Марио Гарсия Торрес. Кинотерапия. Скитания по Шахри Нау (2006) Фотография инсталляции. Документа 13. Кассель, Германия, 2012.

Вольфганг Тильманс. Центр изучения истины, 2005–. Фотография выставки Последняя газета. Новый музей современного искусства, Нью-Йорк, 2010. Photo: Latitudes, Barcelona
Поиск как исследование
Третью фазу исследовательского искусства можно обозначить как постинтернетную — иначе говоря, это не процесс принятия или реакции на цифровую логику, а ее полная интеграция. Здесь происходит отказ от поиска связей между элементами в пользу того, что историк искусства Дэвид Джослит назвал «агрегацией»: отбора и взаимного расположения относительно автономных элементов, символизирующих совершенно разные ценности или эпистемологии. Согласно Джослиту, агрегация отражает асинхронность глобализации, а также «эпистемологию поиска»: «в современном цифровом мире важно не столько создавать содержание, сколько конфигурировать и искать его, находить то, что вам нужно, и из этого складывать смысл». Художники больше не проводят собственных исследований — они скачивают, собирают и реконтекстуализируют материалы, осуществляя бессистемный апдейт принципа реди-мейда.

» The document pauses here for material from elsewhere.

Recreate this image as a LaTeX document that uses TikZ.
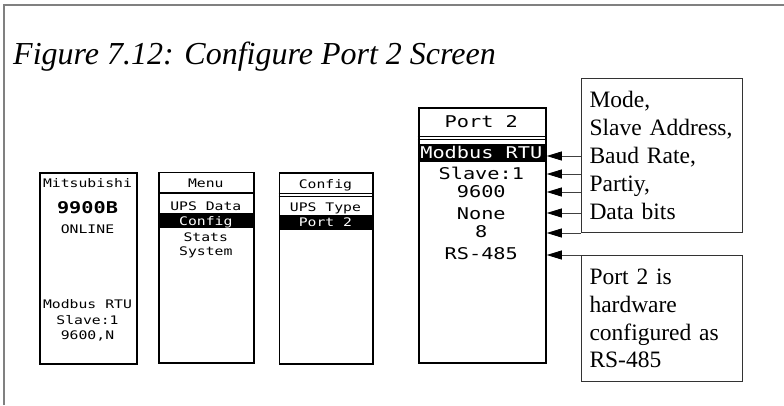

В результате происходит объединение двух практик: поиск становится исследованием. Разница тонкая, но важная. Поиск — это предварительная стадия сбора информации с помощью поисковой системы, гугление. Для исследования же характерны анализ, оценка и новый подход к проблеме. Если в процессе поиска происходит адаптация своих идей к языку «поисковых терминов» — уже существующих понятий, которые с наибольшей вероятностью дадут результаты, — то в процессе исследования (как онлайн, так и офлайн) приходится задавать новые вопросы и разрабатывать новые термины, которые еще не распознаны алгоритмом.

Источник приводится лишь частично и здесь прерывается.